◆ EXERCISE DETAILS
Return each line of the data below verbatim; pictures are to be left out.

◆ RECORDED DATA
** BEGIN **

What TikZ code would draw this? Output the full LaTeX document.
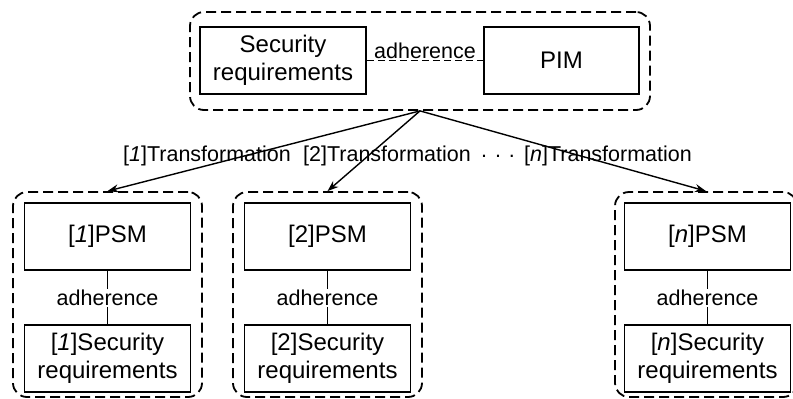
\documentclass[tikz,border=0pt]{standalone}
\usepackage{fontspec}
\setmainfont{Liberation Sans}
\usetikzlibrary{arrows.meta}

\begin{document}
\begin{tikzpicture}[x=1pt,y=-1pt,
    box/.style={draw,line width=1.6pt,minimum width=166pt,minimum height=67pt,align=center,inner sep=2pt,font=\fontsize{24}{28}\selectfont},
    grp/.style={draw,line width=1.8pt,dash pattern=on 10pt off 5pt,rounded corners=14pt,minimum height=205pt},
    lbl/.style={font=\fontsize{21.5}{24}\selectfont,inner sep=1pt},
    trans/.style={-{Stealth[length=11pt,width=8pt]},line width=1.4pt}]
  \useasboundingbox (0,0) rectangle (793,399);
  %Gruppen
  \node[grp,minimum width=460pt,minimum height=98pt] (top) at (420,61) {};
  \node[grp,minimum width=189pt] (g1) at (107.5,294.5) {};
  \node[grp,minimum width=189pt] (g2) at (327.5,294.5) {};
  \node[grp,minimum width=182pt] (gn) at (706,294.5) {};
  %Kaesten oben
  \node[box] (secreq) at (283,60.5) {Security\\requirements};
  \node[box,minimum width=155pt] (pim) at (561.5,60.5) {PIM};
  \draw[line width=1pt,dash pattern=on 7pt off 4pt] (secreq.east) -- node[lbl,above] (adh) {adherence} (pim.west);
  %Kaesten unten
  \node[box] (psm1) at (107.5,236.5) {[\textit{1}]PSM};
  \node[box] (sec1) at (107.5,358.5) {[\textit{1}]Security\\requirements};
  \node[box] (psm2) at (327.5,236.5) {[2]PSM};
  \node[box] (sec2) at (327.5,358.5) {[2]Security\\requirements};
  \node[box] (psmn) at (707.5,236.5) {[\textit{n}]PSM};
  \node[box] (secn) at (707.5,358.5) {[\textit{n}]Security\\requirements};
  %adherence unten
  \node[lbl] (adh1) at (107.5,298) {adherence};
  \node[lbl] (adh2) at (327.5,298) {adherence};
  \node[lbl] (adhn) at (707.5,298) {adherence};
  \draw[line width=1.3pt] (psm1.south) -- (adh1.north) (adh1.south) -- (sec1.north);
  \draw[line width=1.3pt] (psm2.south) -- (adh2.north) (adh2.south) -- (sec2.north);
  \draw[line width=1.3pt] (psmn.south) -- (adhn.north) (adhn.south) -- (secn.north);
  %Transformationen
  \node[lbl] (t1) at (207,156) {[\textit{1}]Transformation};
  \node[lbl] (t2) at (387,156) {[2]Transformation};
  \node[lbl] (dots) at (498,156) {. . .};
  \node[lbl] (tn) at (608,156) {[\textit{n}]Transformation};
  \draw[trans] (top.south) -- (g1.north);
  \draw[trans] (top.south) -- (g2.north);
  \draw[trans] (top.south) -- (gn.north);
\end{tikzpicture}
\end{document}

** END **

◆ ANSWER
What TikZ code would draw this? Output the full LaTeX document.
\documentclass[tikz,border=0pt]{standalone}
\usepackage{fontspec}
\setmainfont{Liberation Sans}
\usetikzlibrary{arrows.meta}

\begin{document}
\begin{tikzpicture}[x=1pt,y=-1pt,
    box/.style={draw,line width=1.6pt,minimum width=166pt,minimum height=67pt,align=center,inner sep=2pt,font=\fontsize{24}{28}\selectfont},
    grp/.style={draw,line width=1.8pt,dash pattern=on 10pt off 5pt,rounded corners=14pt,minimum height=205pt},
    lbl/.style={font=\fontsize{21.5}{24}\selectfont,inner sep=1pt},
    trans/.style={-{Stealth[length=11pt,width=8pt]},line width=1.4pt}]
  \useasboundingbox (0,0) rectangle (793,399);
  %Gruppen
  \node[grp,minimum width=460pt,minimum height=98pt] (top) at (420,61) {};
  \node[grp,minimum width=189pt] (g1) at (107.5,294.5) {};
  \node[grp,minimum width=189pt] (g2) at (327.5,294.5) {};
  \node[grp,minimum width=182pt] (gn) at (706,294.5) {};
  %Kaesten oben
  \node[box] (secreq) at (283,60.5) {Security\\requirements};
  \node[box,minimum width=155pt] (pim) at (561.5,60.5) {PIM};
  \draw[line width=1pt,dash pattern=on 7pt off 4pt] (secreq.east) -- node[lbl,above] (adh) {adherence} (pim.west);
  %Kaesten unten
  \node[box] (psm1) at (107.5,236.5) {[\textit{1}]PSM};
  \node[box] (sec1) at (107.5,358.5) {[\textit{1}]Security\\requirements};
  \node[box] (psm2) at (327.5,236.5) {[2]PSM};
  \node[box] (sec2) at (327.5,358.5) {[2]Security\\requirements};
  \node[box] (psmn) at (707.5,236.5) {[\textit{n}]PSM};
  \node[box] (secn) at (707.5,358.5) {[\textit{n}]Security\\requirements};
  %adherence unten
  \node[lbl] (adh1) at (107.5,298) {adherence};
  \node[lbl] (adh2) at (327.5,298) {adherence};
  \node[lbl] (adhn) at (707.5,298) {adherence};
  \draw[line width=1.3pt] (psm1.south) -- (adh1.north) (adh1.south) -- (sec1.north);
  \draw[line width=1.3pt] (psm2.south) -- (adh2.north) (adh2.south) -- (sec2.north);
  \draw[line width=1.3pt] (psmn.south) -- (adhn.north) (adhn.south) -- (secn.north);
  %Transformationen
  \node[lbl] (t1) at (207,156) {[\textit{1}]Transformation};
  \node[lbl] (t2) at (387,156) {[2]Transformation};
  \node[lbl] (dots) at (498,156) {. . .};
  \node[lbl] (tn) at (608,156) {[\textit{n}]Transformation};
  \draw[trans] (top.south) -- (g1.north);
  \draw[trans] (top.south) -- (g2.north);
  \draw[trans] (top.south) -- (gn.north);
\end{tikzpicture}
\end{document}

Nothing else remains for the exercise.